## INSTRUCTIONS TO FOLLOW
Go through the entries below and write each one out exactly.

** Start SUPPLIED INFORMATION **

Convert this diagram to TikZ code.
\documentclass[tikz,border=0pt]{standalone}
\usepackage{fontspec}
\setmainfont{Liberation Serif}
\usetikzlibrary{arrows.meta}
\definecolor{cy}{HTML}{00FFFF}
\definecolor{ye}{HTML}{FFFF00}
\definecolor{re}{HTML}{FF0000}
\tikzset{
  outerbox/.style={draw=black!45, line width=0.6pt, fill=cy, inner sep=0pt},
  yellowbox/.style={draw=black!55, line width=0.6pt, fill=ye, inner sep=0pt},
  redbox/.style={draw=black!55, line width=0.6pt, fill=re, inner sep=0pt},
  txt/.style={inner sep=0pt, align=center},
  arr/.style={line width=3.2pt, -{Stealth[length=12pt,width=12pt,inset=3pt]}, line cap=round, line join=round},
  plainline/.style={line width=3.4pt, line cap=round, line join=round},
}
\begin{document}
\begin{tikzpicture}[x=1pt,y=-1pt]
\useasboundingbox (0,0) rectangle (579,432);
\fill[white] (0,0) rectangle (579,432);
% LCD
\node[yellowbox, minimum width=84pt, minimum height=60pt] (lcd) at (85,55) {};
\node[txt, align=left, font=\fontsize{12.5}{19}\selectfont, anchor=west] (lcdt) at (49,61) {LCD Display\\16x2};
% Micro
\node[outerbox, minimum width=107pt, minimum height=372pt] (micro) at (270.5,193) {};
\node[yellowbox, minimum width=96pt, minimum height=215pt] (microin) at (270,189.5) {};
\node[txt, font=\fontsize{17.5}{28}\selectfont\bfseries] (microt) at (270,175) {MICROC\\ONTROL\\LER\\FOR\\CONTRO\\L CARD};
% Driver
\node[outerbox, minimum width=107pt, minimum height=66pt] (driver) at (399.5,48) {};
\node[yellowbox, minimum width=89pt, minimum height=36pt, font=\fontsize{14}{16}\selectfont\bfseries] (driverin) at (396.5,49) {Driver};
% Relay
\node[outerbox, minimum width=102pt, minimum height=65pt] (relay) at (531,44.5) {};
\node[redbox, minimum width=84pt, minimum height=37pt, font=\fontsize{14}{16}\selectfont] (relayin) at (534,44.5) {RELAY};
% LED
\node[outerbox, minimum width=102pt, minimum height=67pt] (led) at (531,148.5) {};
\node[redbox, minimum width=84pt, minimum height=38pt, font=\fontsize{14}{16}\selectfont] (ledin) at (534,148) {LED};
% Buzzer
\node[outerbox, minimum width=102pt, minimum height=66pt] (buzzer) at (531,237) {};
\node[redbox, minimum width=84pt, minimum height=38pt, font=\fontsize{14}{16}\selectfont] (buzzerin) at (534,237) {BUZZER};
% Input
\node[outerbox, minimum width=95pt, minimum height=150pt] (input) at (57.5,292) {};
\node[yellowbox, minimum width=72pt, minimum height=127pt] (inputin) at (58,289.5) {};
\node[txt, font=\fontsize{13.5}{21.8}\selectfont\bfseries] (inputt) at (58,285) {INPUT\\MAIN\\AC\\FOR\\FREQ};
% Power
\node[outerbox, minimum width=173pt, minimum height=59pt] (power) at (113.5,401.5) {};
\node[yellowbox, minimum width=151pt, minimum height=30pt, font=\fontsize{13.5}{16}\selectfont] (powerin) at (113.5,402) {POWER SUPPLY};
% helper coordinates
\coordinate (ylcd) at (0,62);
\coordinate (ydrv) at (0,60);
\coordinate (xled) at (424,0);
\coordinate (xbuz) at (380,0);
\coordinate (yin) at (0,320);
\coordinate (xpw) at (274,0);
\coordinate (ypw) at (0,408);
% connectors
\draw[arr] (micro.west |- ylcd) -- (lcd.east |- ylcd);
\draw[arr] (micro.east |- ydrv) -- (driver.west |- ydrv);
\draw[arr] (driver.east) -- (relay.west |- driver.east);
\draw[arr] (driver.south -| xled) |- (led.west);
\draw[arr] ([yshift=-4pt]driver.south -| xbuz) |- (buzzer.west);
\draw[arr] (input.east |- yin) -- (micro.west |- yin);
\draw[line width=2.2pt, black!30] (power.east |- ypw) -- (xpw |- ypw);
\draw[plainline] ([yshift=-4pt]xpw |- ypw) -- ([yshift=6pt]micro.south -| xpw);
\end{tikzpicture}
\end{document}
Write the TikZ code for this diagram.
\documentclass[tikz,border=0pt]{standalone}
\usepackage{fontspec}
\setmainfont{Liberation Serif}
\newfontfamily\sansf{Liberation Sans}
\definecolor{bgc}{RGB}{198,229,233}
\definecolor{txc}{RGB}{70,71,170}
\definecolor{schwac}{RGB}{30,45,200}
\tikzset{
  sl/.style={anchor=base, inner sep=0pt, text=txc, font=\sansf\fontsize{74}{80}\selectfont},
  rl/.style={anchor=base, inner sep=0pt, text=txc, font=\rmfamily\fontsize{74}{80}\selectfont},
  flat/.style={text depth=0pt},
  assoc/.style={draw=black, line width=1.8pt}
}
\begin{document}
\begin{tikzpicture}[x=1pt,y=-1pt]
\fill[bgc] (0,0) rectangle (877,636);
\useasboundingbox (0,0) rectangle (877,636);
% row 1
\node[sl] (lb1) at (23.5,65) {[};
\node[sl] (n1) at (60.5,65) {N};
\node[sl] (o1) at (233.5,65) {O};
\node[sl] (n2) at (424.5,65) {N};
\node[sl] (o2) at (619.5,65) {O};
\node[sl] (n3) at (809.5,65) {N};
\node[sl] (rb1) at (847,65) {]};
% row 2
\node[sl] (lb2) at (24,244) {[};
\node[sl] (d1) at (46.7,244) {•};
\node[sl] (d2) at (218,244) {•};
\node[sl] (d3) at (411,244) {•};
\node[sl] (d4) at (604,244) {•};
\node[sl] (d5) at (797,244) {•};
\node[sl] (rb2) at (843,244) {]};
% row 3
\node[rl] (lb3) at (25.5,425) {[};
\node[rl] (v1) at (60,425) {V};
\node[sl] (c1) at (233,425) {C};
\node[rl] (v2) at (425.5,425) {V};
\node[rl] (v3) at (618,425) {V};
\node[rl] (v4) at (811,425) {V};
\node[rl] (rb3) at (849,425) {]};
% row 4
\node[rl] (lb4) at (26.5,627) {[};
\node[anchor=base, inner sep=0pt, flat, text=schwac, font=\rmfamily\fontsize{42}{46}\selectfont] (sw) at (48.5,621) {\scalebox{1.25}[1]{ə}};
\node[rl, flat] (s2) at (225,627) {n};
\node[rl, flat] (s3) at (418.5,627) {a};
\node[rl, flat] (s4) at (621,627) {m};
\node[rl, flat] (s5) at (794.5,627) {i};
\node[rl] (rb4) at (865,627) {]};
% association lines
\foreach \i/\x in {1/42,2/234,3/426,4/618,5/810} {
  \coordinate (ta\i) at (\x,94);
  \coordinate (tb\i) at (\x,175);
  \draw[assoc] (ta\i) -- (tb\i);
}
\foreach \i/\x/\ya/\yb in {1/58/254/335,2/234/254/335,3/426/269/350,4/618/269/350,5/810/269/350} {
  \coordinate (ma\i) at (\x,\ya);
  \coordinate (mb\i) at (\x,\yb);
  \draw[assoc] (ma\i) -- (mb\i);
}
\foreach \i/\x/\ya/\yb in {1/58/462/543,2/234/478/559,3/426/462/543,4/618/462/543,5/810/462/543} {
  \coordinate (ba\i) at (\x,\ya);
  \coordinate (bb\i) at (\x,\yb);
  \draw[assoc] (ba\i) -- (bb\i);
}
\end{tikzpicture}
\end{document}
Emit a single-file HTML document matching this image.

** End SUPPLIED INFORMATION **

## RESULT
Convert this diagram to TikZ code.
\documentclass[tikz,border=0pt]{standalone}
\usepackage{fontspec}
\setmainfont{Liberation Serif}
\usetikzlibrary{arrows.meta}
\definecolor{cy}{HTML}{00FFFF}
\definecolor{ye}{HTML}{FFFF00}
\definecolor{re}{HTML}{FF0000}
\tikzset{
  outerbox/.style={draw=black!45, line width=0.6pt, fill=cy, inner sep=0pt},
  yellowbox/.style={draw=black!55, line width=0.6pt, fill=ye, inner sep=0pt},
  redbox/.style={draw=black!55, line width=0.6pt, fill=re, inner sep=0pt},
  txt/.style={inner sep=0pt, align=center},
  arr/.style={line width=3.2pt, -{Stealth[length=12pt,width=12pt,inset=3pt]}, line cap=round, line join=round},
  plainline/.style={line width=3.4pt, line cap=round, line join=round},
}
\begin{document}
\begin{tikzpicture}[x=1pt,y=-1pt]
\useasboundingbox (0,0) rectangle (579,432);
\fill[white] (0,0) rectangle (579,432);
% LCD
\node[yellowbox, minimum width=84pt, minimum height=60pt] (lcd) at (85,55) {};
\node[txt, align=left, font=\fontsize{12.5}{19}\selectfont, anchor=west] (lcdt) at (49,61) {LCD Display\\16x2};
% Micro
\node[outerbox, minimum width=107pt, minimum height=372pt] (micro) at (270.5,193) {};
\node[yellowbox, minimum width=96pt, minimum height=215pt] (microin) at (270,189.5) {};
\node[txt, font=\fontsize{17.5}{28}\selectfont\bfseries] (microt) at (270,175) {MICROC\\ONTROL\\LER\\FOR\\CONTRO\\L CARD};
% Driver
\node[outerbox, minimum width=107pt, minimum height=66pt] (driver) at (399.5,48) {};
\node[yellowbox, minimum width=89pt, minimum height=36pt, font=\fontsize{14}{16}\selectfont\bfseries] (driverin) at (396.5,49) {Driver};
% Relay
\node[outerbox, minimum width=102pt, minimum height=65pt] (relay) at (531,44.5) {};
\node[redbox, minimum width=84pt, minimum height=37pt, font=\fontsize{14}{16}\selectfont] (relayin) at (534,44.5) {RELAY};
% LED
\node[outerbox, minimum width=102pt, minimum height=67pt] (led) at (531,148.5) {};
\node[redbox, minimum width=84pt, minimum height=38pt, font=\fontsize{14}{16}\selectfont] (ledin) at (534,148) {LED};
% Buzzer
\node[outerbox, minimum width=102pt, minimum height=66pt] (buzzer) at (531,237) {};
\node[redbox, minimum width=84pt, minimum height=38pt, font=\fontsize{14}{16}\selectfont] (buzzerin) at (534,237) {BUZZER};
% Input
\node[outerbox, minimum width=95pt, minimum height=150pt] (input) at (57.5,292) {};
\node[yellowbox, minimum width=72pt, minimum height=127pt] (inputin) at (58,289.5) {};
\node[txt, font=\fontsize{13.5}{21.8}\selectfont\bfseries] (inputt) at (58,285) {INPUT\\MAIN\\AC\\FOR\\FREQ};
% Power
\node[outerbox, minimum width=173pt, minimum height=59pt] (power) at (113.5,401.5) {};
\node[yellowbox, minimum width=151pt, minimum height=30pt, font=\fontsize{13.5}{16}\selectfont] (powerin) at (113.5,402) {POWER SUPPLY};
% helper coordinates
\coordinate (ylcd) at (0,62);
\coordinate (ydrv) at (0,60);
\coordinate (xled) at (424,0);
\coordinate (xbuz) at (380,0);
\coordinate (yin) at (0,320);
\coordinate (xpw) at (274,0);
\coordinate (ypw) at (0,408);
% connectors
\draw[arr] (micro.west |- ylcd) -- (lcd.east |- ylcd);
\draw[arr] (micro.east |- ydrv) -- (driver.west |- ydrv);
\draw[arr] (driver.east) -- (relay.west |- driver.east);
\draw[arr] (driver.south -| xled) |- (led.west);
\draw[arr] ([yshift=-4pt]driver.south -| xbuz) |- (buzzer.west);
\draw[arr] (input.east |- yin) -- (micro.west |- yin);
\draw[line width=2.2pt, black!30] (power.east |- ypw) -- (xpw |- ypw);
\draw[plainline] ([yshift=-4pt]xpw |- ypw) -- ([yshift=6pt]micro.south -| xpw);
\end{tikzpicture}
\end{document}
Write the TikZ code for this diagram.
\documentclass[tikz,border=0pt]{standalone}
\usepackage{fontspec}
\setmainfont{Liberation Serif}
\newfontfamily\sansf{Liberation Sans}
\definecolor{bgc}{RGB}{198,229,233}
\definecolor{txc}{RGB}{70,71,170}
\definecolor{schwac}{RGB}{30,45,200}
\tikzset{
  sl/.style={anchor=base, inner sep=0pt, text=txc, font=\sansf\fontsize{74}{80}\selectfont},
  rl/.style={anchor=base, inner sep=0pt, text=txc, font=\rmfamily\fontsize{74}{80}\selectfont},
  flat/.style={text depth=0pt},
  assoc/.style={draw=black, line width=1.8pt}
}
\begin{document}
\begin{tikzpicture}[x=1pt,y=-1pt]
\fill[bgc] (0,0) rectangle (877,636);
\useasboundingbox (0,0) rectangle (877,636);
% row 1
\node[sl] (lb1) at (23.5,65) {[};
\node[sl] (n1) at (60.5,65) {N};
\node[sl] (o1) at (233.5,65) {O};
\node[sl] (n2) at (424.5,65) {N};
\node[sl] (o2) at (619.5,65) {O};
\node[sl] (n3) at (809.5,65) {N};
\node[sl] (rb1) at (847,65) {]};
% row 2
\node[sl] (lb2) at (24,244) {[};
\node[sl] (d1) at (46.7,244) {•};
\node[sl] (d2) at (218,244) {•};
\node[sl] (d3) at (411,244) {•};
\node[sl] (d4) at (604,244) {•};
\node[sl] (d5) at (797,244) {•};
\node[sl] (rb2) at (843,244) {]};
% row 3
\node[rl] (lb3) at (25.5,425) {[};
\node[rl] (v1) at (60,425) {V};
\node[sl] (c1) at (233,425) {C};
\node[rl] (v2) at (425.5,425) {V};
\node[rl] (v3) at (618,425) {V};
\node[rl] (v4) at (811,425) {V};
\node[rl] (rb3) at (849,425) {]};
% row 4
\node[rl] (lb4) at (26.5,627) {[};
\node[anchor=base, inner sep=0pt, flat, text=schwac, font=\rmfamily\fontsize{42}{46}\selectfont] (sw) at (48.5,621) {\scalebox{1.25}[1]{ə}};
\node[rl, flat] (s2) at (225,627) {n};
\node[rl, flat] (s3) at (418.5,627) {a};
\node[rl, flat] (s4) at (621,627) {m};
\node[rl, flat] (s5) at (794.5,627) {i};
\node[rl] (rb4) at (865,627) {]};
% association lines
\foreach \i/\x in {1/42,2/234,3/426,4/618,5/810} {
  \coordinate (ta\i) at (\x,94);
  \coordinate (tb\i) at (\x,175);
  \draw[assoc] (ta\i) -- (tb\i);
}
\foreach \i/\x/\ya/\yb in {1/58/254/335,2/234/254/335,3/426/269/350,4/618/269/350,5/810/269/350} {
  \coordinate (ma\i) at (\x,\ya);
  \coordinate (mb\i) at (\x,\yb);
  \draw[assoc] (ma\i) -- (mb\i);
}
\foreach \i/\x/\ya/\yb in {1/58/462/543,2/234/478/559,3/426/462/543,4/618/462/543,5/810/462/543} {
  \coordinate (ba\i) at (\x,\ya);
  \coordinate (bb\i) at (\x,\yb);
  \draw[assoc] (ba\i) -- (bb\i);
}
\end{tikzpicture}
\end{document}
Emit a single-file HTML document matching this image.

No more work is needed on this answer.